Ini Poin Kontroversial Pedoman Penanganan Tipikor Polri, KPK, dan Kejaksaan Agung

Rabu, 29 Maret 2017

Irjen Boy Rafli Amar. (Antara)

RADARPEKANBARU.COM- Polri, Komisi Pemberantasan Korupsi (KPK), dan Kejaksaan Agung sepakat memperbaruhi nota kesepahaman pedoman bersama penanganan tindak pidana korupsi.

Ada beberapa poin kontroversial dalam MoU yang disebut hanya pembaruan dari yang lama itu. Utamanya poin terkait soal pemberitahuan apabila ada oknum nakal satu institusi yang akan ditindak institusi lain.

Ayat 5 misalnya yaitu berbunyi, "dalam hal salah satu pihak melakukan pemanggilan terhadap personel pihak lainnya maka pihak yang melakukan pemangggilan tersebut memberitahukan kepada pimpinan personel pihak yang dipanggil."

Ayat 6, "dalam hal salah satu pihak melakukan pemeriksaan terhadap personel pihak lainnya maka personel tersebut didampingi oleh fungsi hukum atau bantuan advokat para pihak dan pemeriksaan dapat dilakukan di kantor para pihak."

Ayat 7, "dalam hal salah satu pihak melakukan penggeledahan, penyitaan, dan memasuki kantor pihak lainnya, maka pihak yang melakukannya memberitahukan kepada pimpinan pihak yang menjadi obyek yang dilakukannya tindakan tersebut, kecuali tertangkap tangan."

Saat ditanya, bukankah penindakan itu butuh unsur kerahasiaan dan kesenyapan supaya yang digeledah tidak menghilangkan barang bukti?

Kadiv Humas Polri Irjen Boy Rafli Amar menjawab,"Oh tidak (masalah) kan tekadnya sudah sama memberantas korupsi. Kalau kita berpikir seperti itu kita negative thinking.
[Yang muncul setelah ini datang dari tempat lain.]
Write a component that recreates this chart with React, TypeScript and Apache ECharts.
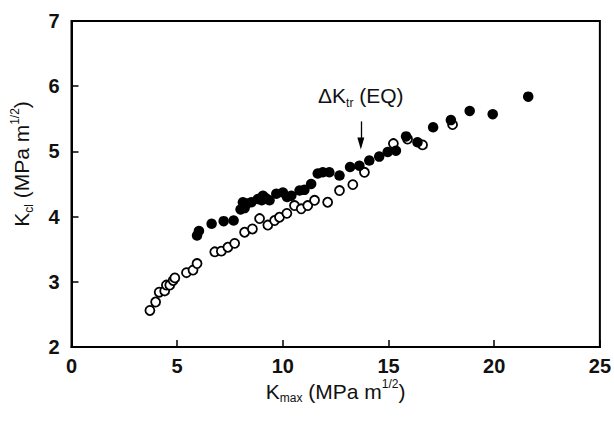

Ini lebih ke masalah komunikasi agar lancar dan tidak terjadi salah pengertian."

Boy juga menjelaskan soal pendampingan advokat itu warga biasa juga harus didampingi oleh advokat. Tapi kalau saksi tidak perlu didampingi sebagaimana hukum acaranya yang mengatur seperti itu.

"Tapi kalau tersangka ya iya dong harus didampingi penasihat hukum. Demikian juga koordinasi ini lebih kepada upaya mempercepat proses pelaksanaannya, karena di sana sedang bertugas, di sini bertugas," lanjutnya.

Jadi seluruh pihak sama-sama dalam konteks penanganan Tipikor dan ini jadi sesuatu yang wajar serta sudah dipraktikkan dan ini melanjutkan kerja sama yang sudah dilaksanakan sambung Boy.

"Ini bukan barang baru, kecuali e-SPDP. e-SPDP ini merupakan barang baru dengan penerapan sistem online. Selama ini dilaporkan secara manual, dikirimkan copy (salinan) SPDP kepada pihak KPK dalam pelaksanaan koordinasi supervisi," urainya.

Saat disinggung lebih jauh soal pendampingan oleh institusi itu, menurut Boy, karena ini masalah hukum sedangkan di internal Polri kemungkinan juga ada pihak-tertentu yang dimintai keterangan tidak begitu paham dengan hukum yang dihadapi maka pendampingan menjadi perlu.

"Karena di internal kita ini kan ada advokat internal (Div Binkum) dalam menghadapi gugatan praperadilan, gugatan hukum, ataupun pendampingan anggota-anggota kita yang menghadapi masalah hukum. Itu mekanisme normal, wajar. Sementara masyarakat juga dibenarkan untuk ada pendampingan, tidak masalah," lanjutnya.

Beberapa saat lalu memang sempat muncul masalah antara KPK dengan Polri yang dikenal dengan istilah Cicak vs Buaya. Ini terjadi saat KPK memroses beberapa orang pejabat Polri yang tersandung kasus korupsi.